### DATA BLOCK
────────────────────

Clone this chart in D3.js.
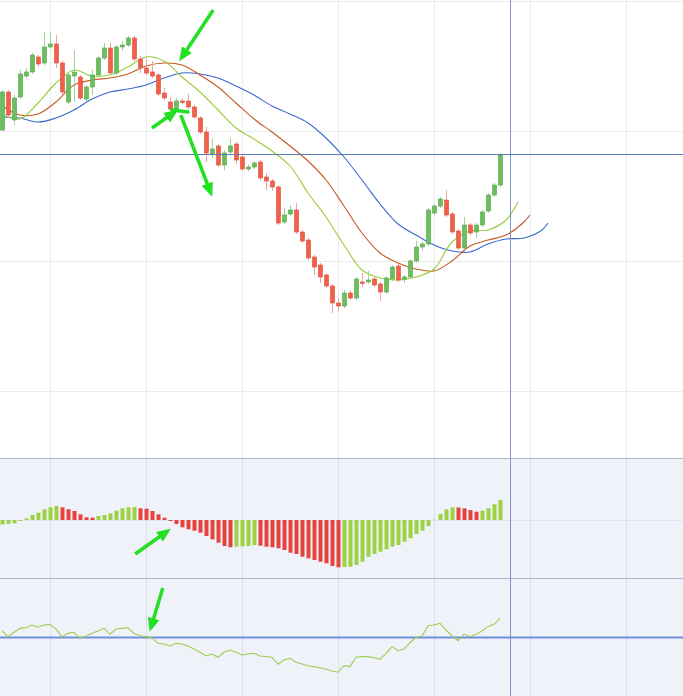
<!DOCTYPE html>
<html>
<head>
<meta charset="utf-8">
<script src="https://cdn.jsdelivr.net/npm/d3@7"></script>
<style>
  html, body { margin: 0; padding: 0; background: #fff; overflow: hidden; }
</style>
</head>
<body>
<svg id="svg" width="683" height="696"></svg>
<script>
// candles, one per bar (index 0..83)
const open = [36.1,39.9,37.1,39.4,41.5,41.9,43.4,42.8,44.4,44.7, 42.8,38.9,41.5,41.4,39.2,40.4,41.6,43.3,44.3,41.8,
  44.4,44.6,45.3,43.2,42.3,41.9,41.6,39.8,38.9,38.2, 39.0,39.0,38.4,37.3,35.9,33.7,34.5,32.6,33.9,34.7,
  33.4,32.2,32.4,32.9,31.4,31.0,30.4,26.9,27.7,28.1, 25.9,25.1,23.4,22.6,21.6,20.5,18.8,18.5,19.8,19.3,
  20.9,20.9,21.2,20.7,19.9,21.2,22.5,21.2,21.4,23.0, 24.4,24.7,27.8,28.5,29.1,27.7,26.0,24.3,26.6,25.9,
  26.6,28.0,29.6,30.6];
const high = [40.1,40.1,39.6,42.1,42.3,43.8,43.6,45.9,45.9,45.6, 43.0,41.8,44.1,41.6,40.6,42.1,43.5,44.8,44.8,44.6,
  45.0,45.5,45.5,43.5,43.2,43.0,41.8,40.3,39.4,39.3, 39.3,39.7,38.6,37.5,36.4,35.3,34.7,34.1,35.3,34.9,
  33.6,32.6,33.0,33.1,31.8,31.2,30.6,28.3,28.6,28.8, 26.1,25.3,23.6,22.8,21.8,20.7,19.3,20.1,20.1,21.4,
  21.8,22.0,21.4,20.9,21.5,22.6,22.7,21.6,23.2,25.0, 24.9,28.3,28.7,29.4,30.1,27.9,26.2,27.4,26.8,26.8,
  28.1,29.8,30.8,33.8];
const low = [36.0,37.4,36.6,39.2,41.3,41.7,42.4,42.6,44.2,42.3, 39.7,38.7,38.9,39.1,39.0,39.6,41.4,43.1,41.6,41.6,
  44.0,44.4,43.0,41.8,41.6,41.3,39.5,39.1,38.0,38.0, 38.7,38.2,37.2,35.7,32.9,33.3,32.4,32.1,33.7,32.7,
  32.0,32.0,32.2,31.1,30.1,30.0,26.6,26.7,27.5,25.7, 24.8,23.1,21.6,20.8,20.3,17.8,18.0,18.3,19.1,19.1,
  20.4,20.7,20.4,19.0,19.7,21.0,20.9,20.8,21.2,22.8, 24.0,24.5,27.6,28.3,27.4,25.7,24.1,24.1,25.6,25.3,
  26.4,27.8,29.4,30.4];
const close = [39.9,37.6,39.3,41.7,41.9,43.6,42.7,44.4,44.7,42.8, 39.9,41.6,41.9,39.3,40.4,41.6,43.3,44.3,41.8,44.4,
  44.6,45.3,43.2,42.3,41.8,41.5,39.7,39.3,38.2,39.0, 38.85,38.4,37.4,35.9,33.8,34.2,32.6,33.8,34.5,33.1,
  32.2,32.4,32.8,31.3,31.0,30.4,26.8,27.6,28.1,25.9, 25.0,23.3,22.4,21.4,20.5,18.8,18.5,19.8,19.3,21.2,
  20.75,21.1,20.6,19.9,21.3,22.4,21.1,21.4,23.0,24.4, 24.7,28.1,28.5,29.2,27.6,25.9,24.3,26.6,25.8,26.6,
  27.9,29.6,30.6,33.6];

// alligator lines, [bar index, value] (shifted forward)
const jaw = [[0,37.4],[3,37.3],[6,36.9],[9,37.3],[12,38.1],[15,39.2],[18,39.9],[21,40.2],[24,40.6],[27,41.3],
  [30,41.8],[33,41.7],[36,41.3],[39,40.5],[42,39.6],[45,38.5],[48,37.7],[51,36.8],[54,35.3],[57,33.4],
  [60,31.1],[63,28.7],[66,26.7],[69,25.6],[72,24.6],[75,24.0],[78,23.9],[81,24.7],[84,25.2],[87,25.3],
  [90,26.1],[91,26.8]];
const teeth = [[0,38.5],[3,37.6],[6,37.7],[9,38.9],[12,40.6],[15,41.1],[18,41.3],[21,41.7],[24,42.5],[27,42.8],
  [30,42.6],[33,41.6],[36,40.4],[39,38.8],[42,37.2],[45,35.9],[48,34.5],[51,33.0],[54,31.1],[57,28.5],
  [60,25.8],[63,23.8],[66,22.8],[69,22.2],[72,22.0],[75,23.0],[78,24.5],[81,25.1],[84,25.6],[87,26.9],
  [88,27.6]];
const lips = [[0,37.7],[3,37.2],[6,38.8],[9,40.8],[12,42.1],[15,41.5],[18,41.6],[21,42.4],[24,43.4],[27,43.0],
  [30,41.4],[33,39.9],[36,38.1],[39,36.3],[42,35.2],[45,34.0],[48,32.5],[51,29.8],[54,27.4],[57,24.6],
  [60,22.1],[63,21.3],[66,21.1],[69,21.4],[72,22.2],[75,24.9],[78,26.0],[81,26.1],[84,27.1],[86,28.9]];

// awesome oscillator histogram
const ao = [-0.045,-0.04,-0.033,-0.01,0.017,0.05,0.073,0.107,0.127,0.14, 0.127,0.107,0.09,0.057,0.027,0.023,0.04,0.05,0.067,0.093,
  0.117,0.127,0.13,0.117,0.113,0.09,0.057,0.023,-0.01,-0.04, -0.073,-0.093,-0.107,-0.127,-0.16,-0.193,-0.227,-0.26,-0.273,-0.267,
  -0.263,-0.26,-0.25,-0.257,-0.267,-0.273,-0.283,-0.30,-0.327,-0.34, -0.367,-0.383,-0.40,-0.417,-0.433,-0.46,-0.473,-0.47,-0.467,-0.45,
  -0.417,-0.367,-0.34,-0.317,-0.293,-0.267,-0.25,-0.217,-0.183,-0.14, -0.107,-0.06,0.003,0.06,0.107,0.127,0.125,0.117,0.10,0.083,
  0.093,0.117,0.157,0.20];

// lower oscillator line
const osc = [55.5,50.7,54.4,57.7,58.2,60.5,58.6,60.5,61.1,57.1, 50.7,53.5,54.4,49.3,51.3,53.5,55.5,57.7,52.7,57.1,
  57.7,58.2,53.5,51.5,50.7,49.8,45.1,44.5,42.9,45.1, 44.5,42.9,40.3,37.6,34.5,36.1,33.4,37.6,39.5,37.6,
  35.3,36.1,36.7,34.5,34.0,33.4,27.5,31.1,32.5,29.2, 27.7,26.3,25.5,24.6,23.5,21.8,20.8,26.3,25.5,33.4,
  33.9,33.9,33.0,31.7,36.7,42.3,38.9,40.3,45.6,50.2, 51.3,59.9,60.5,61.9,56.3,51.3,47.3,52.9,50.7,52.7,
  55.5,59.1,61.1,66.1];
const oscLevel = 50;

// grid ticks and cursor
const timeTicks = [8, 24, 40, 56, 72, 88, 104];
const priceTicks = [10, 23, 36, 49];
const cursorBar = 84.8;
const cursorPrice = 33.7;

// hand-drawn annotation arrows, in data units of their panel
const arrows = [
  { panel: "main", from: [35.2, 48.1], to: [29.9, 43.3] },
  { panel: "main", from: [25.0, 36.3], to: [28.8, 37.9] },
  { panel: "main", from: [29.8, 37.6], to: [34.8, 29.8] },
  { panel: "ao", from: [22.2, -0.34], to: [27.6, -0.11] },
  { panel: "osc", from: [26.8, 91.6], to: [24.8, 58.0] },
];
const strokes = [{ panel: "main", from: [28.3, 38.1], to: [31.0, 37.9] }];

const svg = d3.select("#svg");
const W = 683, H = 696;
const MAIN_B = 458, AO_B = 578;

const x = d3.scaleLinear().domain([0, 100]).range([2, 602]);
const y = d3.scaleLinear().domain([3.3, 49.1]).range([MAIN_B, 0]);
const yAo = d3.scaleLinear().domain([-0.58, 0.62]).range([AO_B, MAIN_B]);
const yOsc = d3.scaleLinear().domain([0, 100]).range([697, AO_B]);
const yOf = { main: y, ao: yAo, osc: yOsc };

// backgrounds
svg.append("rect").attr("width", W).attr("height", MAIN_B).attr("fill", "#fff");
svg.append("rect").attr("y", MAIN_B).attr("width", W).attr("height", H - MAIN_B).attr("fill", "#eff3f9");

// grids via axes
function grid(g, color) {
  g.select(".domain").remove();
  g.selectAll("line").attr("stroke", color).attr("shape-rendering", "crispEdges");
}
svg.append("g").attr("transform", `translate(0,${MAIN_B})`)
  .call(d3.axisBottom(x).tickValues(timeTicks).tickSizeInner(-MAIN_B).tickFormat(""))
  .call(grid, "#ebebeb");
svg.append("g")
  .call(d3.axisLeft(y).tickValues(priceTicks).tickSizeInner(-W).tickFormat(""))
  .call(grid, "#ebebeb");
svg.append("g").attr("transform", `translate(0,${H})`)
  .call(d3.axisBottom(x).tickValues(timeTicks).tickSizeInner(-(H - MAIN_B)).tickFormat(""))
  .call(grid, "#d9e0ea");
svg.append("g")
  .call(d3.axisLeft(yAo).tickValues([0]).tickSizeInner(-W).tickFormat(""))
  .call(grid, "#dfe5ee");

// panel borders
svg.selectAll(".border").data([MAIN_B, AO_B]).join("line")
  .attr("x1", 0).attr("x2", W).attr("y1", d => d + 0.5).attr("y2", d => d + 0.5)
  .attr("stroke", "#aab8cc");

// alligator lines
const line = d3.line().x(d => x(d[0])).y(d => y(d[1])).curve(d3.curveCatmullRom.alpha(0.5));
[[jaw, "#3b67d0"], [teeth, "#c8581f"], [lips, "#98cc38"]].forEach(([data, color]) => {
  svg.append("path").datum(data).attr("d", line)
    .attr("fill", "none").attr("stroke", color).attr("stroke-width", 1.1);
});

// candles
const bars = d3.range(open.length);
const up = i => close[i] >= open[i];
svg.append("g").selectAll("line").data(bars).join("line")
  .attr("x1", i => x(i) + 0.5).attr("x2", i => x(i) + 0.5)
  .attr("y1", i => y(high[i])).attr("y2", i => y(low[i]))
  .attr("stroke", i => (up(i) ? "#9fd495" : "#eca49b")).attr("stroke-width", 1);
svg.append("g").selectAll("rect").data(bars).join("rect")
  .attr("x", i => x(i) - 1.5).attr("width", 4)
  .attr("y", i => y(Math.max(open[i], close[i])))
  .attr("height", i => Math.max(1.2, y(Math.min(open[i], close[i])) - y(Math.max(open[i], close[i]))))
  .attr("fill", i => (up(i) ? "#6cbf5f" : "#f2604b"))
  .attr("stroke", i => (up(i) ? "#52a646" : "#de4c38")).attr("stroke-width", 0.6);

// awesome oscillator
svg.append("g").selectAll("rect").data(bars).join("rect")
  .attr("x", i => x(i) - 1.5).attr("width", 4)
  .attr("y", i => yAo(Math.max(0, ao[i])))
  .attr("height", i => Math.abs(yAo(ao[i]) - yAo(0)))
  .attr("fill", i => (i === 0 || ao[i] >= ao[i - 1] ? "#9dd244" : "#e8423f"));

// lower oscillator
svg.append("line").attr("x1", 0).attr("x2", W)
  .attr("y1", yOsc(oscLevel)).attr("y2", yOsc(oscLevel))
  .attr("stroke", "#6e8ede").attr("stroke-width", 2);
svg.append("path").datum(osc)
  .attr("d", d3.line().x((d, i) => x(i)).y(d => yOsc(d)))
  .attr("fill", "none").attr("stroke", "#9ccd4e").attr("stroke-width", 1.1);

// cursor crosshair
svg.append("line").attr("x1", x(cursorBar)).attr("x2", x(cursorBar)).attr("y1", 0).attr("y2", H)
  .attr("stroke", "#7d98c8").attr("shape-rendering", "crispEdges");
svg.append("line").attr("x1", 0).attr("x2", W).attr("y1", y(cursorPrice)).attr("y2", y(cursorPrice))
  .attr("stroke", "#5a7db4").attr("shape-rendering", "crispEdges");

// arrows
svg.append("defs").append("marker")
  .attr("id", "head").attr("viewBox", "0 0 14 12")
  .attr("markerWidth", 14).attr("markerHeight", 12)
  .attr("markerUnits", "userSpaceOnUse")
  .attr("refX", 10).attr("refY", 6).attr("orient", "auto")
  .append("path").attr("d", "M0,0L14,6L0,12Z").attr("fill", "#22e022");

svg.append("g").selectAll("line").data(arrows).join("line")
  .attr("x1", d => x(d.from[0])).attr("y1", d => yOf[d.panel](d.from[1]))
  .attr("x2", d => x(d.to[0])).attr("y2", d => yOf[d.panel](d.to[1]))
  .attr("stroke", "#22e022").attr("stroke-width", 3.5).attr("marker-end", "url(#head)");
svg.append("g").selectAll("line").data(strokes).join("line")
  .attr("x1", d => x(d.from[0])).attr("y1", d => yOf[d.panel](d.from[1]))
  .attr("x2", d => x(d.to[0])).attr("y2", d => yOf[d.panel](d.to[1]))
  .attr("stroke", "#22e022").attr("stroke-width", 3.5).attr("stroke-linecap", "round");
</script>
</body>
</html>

────────────────────

### DIRECTION
Only lines belong in the copy: transcribe those from the start of the data through the line that contains "27.9,29.6,30.6,33.6];", and skip the pictures.

### EXERCISE RESULT
Clone this chart in D3.js.
<!DOCTYPE html>
<html>
<head>
<meta charset="utf-8">
<script src="https://cdn.jsdelivr.net/npm/d3@7"></script>
<style>
  html, body { margin: 0; padding: 0; background: #fff; overflow: hidden; }
</style>
</head>
<body>
<svg id="svg" width="683" height="696"></svg>
<script>
// candles, one per bar (index 0..83)
const open = [36.1,39.9,37.1,39.4,41.5,41.9,43.4,42.8,44.4,44.7, 42.8,38.9,41.5,41.4,39.2,40.4,41.6,43.3,44.3,41.8,
  44.4,44.6,45.3,43.2,42.3,41.9,41.6,39.8,38.9,38.2, 39.0,39.0,38.4,37.3,35.9,33.7,34.5,32.6,33.9,34.7,
  33.4,32.2,32.4,32.9,31.4,31.0,30.4,26.9,27.7,28.1, 25.9,25.1,23.4,22.6,21.6,20.5,18.8,18.5,19.8,19.3,
  20.9,20.9,21.2,20.7,19.9,21.2,22.5,21.2,21.4,23.0, 24.4,24.7,27.8,28.5,29.1,27.7,26.0,24.3,26.6,25.9,
  26.6,28.0,29.6,30.6];
const high = [40.1,40.1,39.6,42.1,42.3,43.8,43.6,45.9,45.9,45.6, 43.0,41.8,44.1,41.6,40.6,42.1,43.5,44.8,44.8,44.6,
  45.0,45.5,45.5,43.5,43.2,43.0,41.8,40.3,39.4,39.3, 39.3,39.7,38.6,37.5,36.4,35.3,34.7,34.1,35.3,34.9,
  33.6,32.6,33.0,33.1,31.8,31.2,30.6,28.3,28.6,28.8, 26.1,25.3,23.6,22.8,21.8,20.7,19.3,20.1,20.1,21.4,
  21.8,22.0,21.4,20.9,21.5,22.6,22.7,21.6,23.2,25.0, 24.9,28.3,28.7,29.4,30.1,27.9,26.2,27.4,26.8,26.8,
  28.1,29.8,30.8,33.8];
const low = [36.0,37.4,36.6,39.2,41.3,41.7,42.4,42.6,44.2,42.3, 39.7,38.7,38.9,39.1,39.0,39.6,41.4,43.1,41.6,41.6,
  44.0,44.4,43.0,41.8,41.6,41.3,39.5,39.1,38.0,38.0, 38.7,38.2,37.2,35.7,32.9,33.3,32.4,32.1,33.7,32.7,
  32.0,32.0,32.2,31.1,30.1,30.0,26.6,26.7,27.5,25.7, 24.8,23.1,21.6,20.8,20.3,17.8,18.0,18.3,19.1,19.1,
  20.4,20.7,20.4,19.0,19.7,21.0,20.9,20.8,21.2,22.8, 24.0,24.5,27.6,28.3,27.4,25.7,24.1,24.1,25.6,25.3,
  26.4,27.8,29.4,30.4];
const close = [39.9,37.6,39.3,41.7,41.9,43.6,42.7,44.4,44.7,42.8, 39.9,41.6,41.9,39.3,40.4,41.6,43.3,44.3,41.8,44.4,
  44.6,45.3,43.2,42.3,41.8,41.5,39.7,39.3,38.2,39.0, 38.85,38.4,37.4,35.9,33.8,34.2,32.6,33.8,34.5,33.1,
  32.2,32.4,32.8,31.3,31.0,30.4,26.8,27.6,28.1,25.9, 25.0,23.3,22.4,21.4,20.5,18.8,18.5,19.8,19.3,21.2,
  20.75,21.1,20.6,19.9,21.3,22.4,21.1,21.4,23.0,24.4, 24.7,28.1,28.5,29.2,27.6,25.9,24.3,26.6,25.8,26.6,
  27.9,29.6,30.6,33.6];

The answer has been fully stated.